知財判決 徒然日誌

論理構成がわかりやすく踏み込んだ判決が続く知財高裁の判決を中心に、感想などをつづった備忘録。

設計事項の扱い

2008-02-03 17:49:51 | Weblog
事件番号 平成18(行ケ)10478
事件名 審決取消請求事件
裁判年月日 平成20年01月30日
裁判所名 知的財産高等裁判所
権利種別 特許権
訴訟類型 行政訴訟
裁判長裁判官 田中信義

『・・・審決は,甲第1号証の各記載から,引用発明1として,課金を課金用識別情報の代わりにユーザー情報を用いて行う発明を認定したものと認められ,このとき,上記のとおり,ユーザー情報は,発券要求情報に含まれるから,引用発明1は,検索前にユーザー識別情報を送信するものである。

 また,審決は,「・・・」があることを認定したものであって,引用発明1に,「・・・」が存在し得ないことを前提とする原告の主張は,前提において誤りである。

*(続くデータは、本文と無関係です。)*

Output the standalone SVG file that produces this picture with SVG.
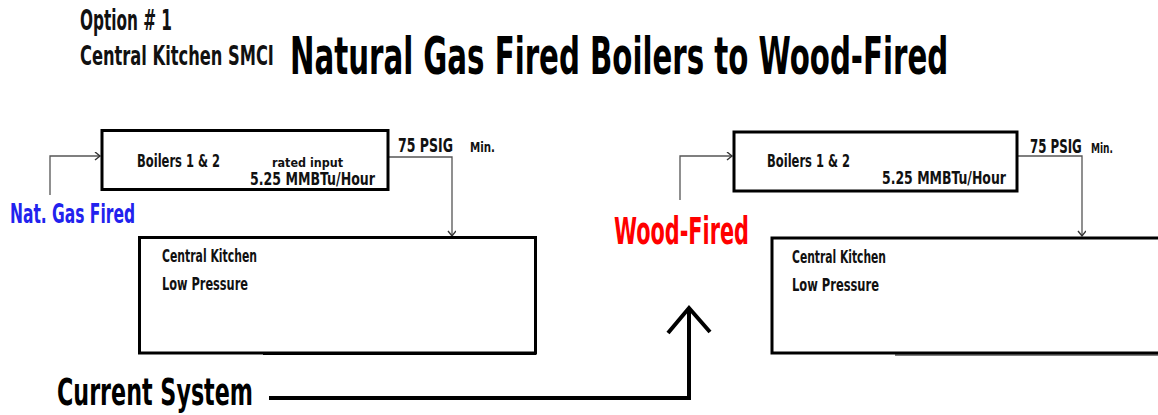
<svg xmlns="http://www.w3.org/2000/svg" width="1158" height="415" viewBox="0 0 1158 415">
<style>
text{font-family:"DejaVu Sans Condensed","Liberation Sans Narrow","Liberation Sans",sans-serif;font-weight:bold;fill:#111}
.box{fill:#fff;stroke:#000;stroke-width:3}
.thin{fill:none;stroke:#555;stroke-width:1.3}
.thick{fill:none;stroke:#000;stroke-width:4}
</style>
<defs>
<marker id="chev" markerUnits="userSpaceOnUse" markerWidth="10" markerHeight="10" refX="6" refY="4" orient="auto">
<path d="M1,0 L6,4 L1,8" fill="none" stroke="#333" stroke-width="1.4"/>
</marker>
</defs>
<g id="title">
<text x="80" y="30" font-size="28" textLength="92" lengthAdjust="spacingAndGlyphs">Option # 1</text>
<g transform="translate(80,65) scale(0.7,1)">
<text x="0" y="0" font-size="27" textLength="277" lengthAdjust="spacingAndGlyphs">Central Kitchen SMCI</text>
</g>
<g transform="translate(290,74) scale(0.6,1)">
<text x="0" y="0" font-size="51" style="fill:#000" textLength="1097" lengthAdjust="spacingAndGlyphs">Natural Gas Fired Boilers to Wood-Fired</text>
</g>
</g>
<g id="connectors">
<path class="thin" d="M50,195 V156 H100" marker-end="url(#chev)"/>
<path class="thin" d="M389,157 H452 V236" marker-end="url(#chev)"/>
<path class="thin" d="M680,200 V156 H732" marker-end="url(#chev)"/>
<path class="thin" d="M1018,156 H1082 V236" marker-end="url(#chev)"/>
<path class="thick" d="M269,398 H689 V308"/>
<polyline class="thick" points="668,333 689,308 710,332"/>
</g>
<g id="boilers-left">
<rect class="box" x="102" y="130.5" width="286" height="59"/>
<text x="137" y="167" font-size="18" textLength="83" lengthAdjust="spacingAndGlyphs">Boilers 1  &amp; 2</text>
<text x="272" y="167" font-size="12" textLength="71" lengthAdjust="spacingAndGlyphs">rated input</text>
<text x="250" y="185" font-size="17" textLength="125" lengthAdjust="spacingAndGlyphs">5.25 MMBTu/Hour</text>
</g>
<g id="kitchen-left">
<rect class="box" x="139.5" y="237.5" width="396" height="115.5"/>
<line x1="263" y1="354.5" x2="536" y2="354.5" stroke="#000" stroke-width="1"/>
<text x="162" y="262" font-size="18" textLength="95" lengthAdjust="spacingAndGlyphs">Central Kitchen</text>
<text x="162" y="290" font-size="18" textLength="86" lengthAdjust="spacingAndGlyphs">Low Pressure</text>
</g>
<g id="boilers-right">
<rect class="box" x="734" y="132" width="283" height="59"/>
<text x="767" y="167" font-size="18" textLength="83" lengthAdjust="spacingAndGlyphs">Boilers 1  &amp; 2</text>
<text x="882" y="184" font-size="17" textLength="124" lengthAdjust="spacingAndGlyphs">5.25 MMBTu/Hour</text>
</g>
<g id="kitchen-right">
<rect class="box" x="772" y="238" width="420" height="115"/>
<line x1="895" y1="355" x2="1158" y2="355" stroke="#000" stroke-width="1"/>
<text x="792" y="263" font-size="18" textLength="94" lengthAdjust="spacingAndGlyphs">Central Kitchen</text>
<text x="792" y="291" font-size="18" textLength="87" lengthAdjust="spacingAndGlyphs">Low Pressure</text>
</g>
<g id="labels">
<text x="398" y="152" font-size="19" textLength="55" lengthAdjust="spacingAndGlyphs">75 PSIG</text>
<text x="470" y="152" font-size="14" textLength="25" lengthAdjust="spacingAndGlyphs">Min.</text>
<g transform="translate(1030,153) scale(0.7,1)">
<text x="0" y="0" font-size="19" textLength="74" lengthAdjust="spacingAndGlyphs">75 PSIG</text>
</g>
<text x="1091" y="153" font-size="14" textLength="22" lengthAdjust="spacingAndGlyphs">Min.</text>
<text x="10" y="223" font-size="27" style="fill:#2222ee" textLength="125" lengthAdjust="spacingAndGlyphs">Nat. Gas Fired</text>
<text x="614" y="244" font-size="37" style="fill:#ff0000" textLength="135" lengthAdjust="spacingAndGlyphs">Wood-Fired</text>
<text x="57" y="405" font-size="37" style="fill:#000" textLength="196" lengthAdjust="spacingAndGlyphs">Current System</text>
</g>
</svg>
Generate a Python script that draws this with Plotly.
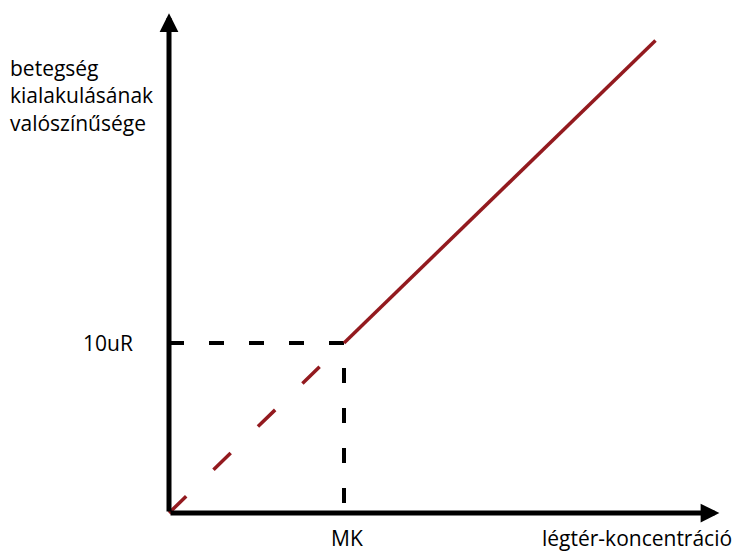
import plotly.graph_objects as go

# data (abstract units: MK = 1, 10uR = 1)
mk = 1.0
threshold = 1.0
solid_x = [1.0, 2.78]
solid_y = [1.0, 2.78]
dashed_x = [0.0, 1.0]
dashed_y = [0.0, 1.0]
x_axis_end = 3.145
y_axis_end = 2.94

x_label = "légtér-koncentráció"
y_label = "betegség<br>kialakulásának<br>valószínűsége"
mk_label = "MK"
thr_label = "10uR"

RED = "#931a1f"
FONT = "Open Sans"
FS = 21

fig = go.Figure()
fig.add_trace(go.Scatter(x=[0, mk, mk], y=[threshold, threshold, 0], mode="lines",
                         line=dict(color="black", width=4, dash="15px,25px"), hoverinfo="skip"))
fig.add_trace(go.Scatter(x=dashed_x, y=dashed_y, mode="lines",
                         line=dict(color=RED, width=3.5, dash="24px,38px"), hoverinfo="skip"))
fig.add_trace(go.Scatter(x=solid_x, y=solid_y, mode="lines",
                         line=dict(color=RED, width=3.5), hoverinfo="skip"))

# axes with arrows
for (xe, ye) in [(x_axis_end, 0), (0, y_axis_end)]:
    fig.add_annotation(x=xe, y=ye, ax=0, ay=0, xref="x", yref="y", axref="x", ayref="y",
                       showarrow=True, arrowhead=2, arrowsize=0.75, arrowwidth=5,
                       arrowcolor="black", text="")

fig.add_annotation(x=mk, y=0, xref="x", yref="y", text=mk_label, showarrow=False,
                   xshift=3, yshift=-25, font=dict(family=FONT, size=FS, color="black"))
fig.add_annotation(x=1.0, y=0, xref="paper", yref="y", text=x_label, showarrow=False,
                   xanchor="right", xshift=-1, yshift=-25,
                   font=dict(family=FONT, size=FS, color="black"))
fig.add_annotation(x=0, y=threshold, xref="x", yref="y", text=thr_label, showarrow=False,
                   xanchor="right", xshift=-34, yshift=0,
                   font=dict(family=FONT, size=FS, color="black"))
fig.add_annotation(x=0.0, y=1 - 95 / 551, xref="paper", yref="paper", text=y_label, showarrow=False,
                   xanchor="left", yanchor="middle", align="left", xshift=8,
                   font=dict(family=FONT, size=FS, color="black"))

fig.update_layout(
    width=735, height=551,
    margin=dict(l=0, r=0, t=0, b=0),
    paper_bgcolor="white", plot_bgcolor="white",
    showlegend=False,
    xaxis=dict(range=[-169/175, (735-169)/175], visible=False, fixedrange=True),
    yaxis=dict(range=[-(551-513)/170, 513/170], visible=False, fixedrange=True),
)

fig.write_html("out.html", config={"displayModeBar": False},
               post_script="document.body.style.margin='0';")
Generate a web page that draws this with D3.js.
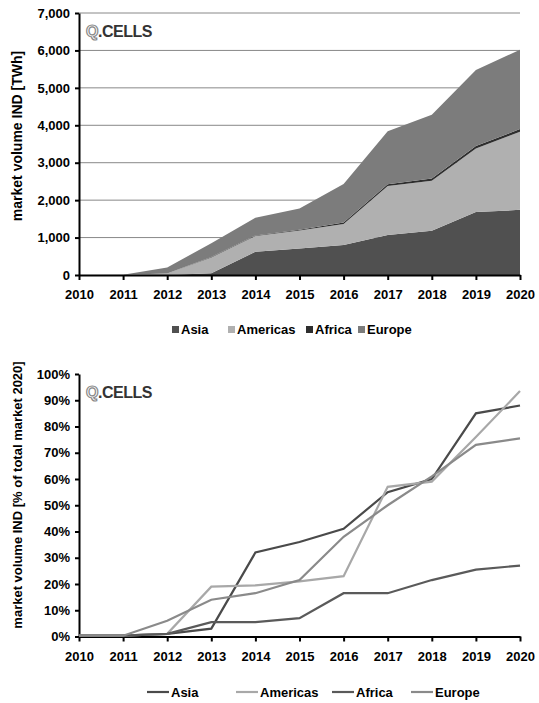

 したがって,審決に,原告の主張する相違点の看過はない

 さらに付言すると,ユーザー識別情報を送信するステップがユーザーに一つのホテルを選択させるステップ」の前にあるか,後にあるかは設計事項であり,この点を相違点と解したとしても審決の結論を左右するものではない。』

(筆者メモ)
 相違点と引用文献1を適用と、ユーザ識別情報の送信のステップが、ホテル選択のステップの前にあるか、後ろにあるかの相違はあった。しかし、その相違は設計事項であり、結論を左右しないとした。

 設計事項とは、技術思想は同一で設計上の差にすぎないものをいうから、「結論を左右しない」は、設計上の差があったとしても、技術思想としては同一で実質的な相違点はないという意味に解釈できる。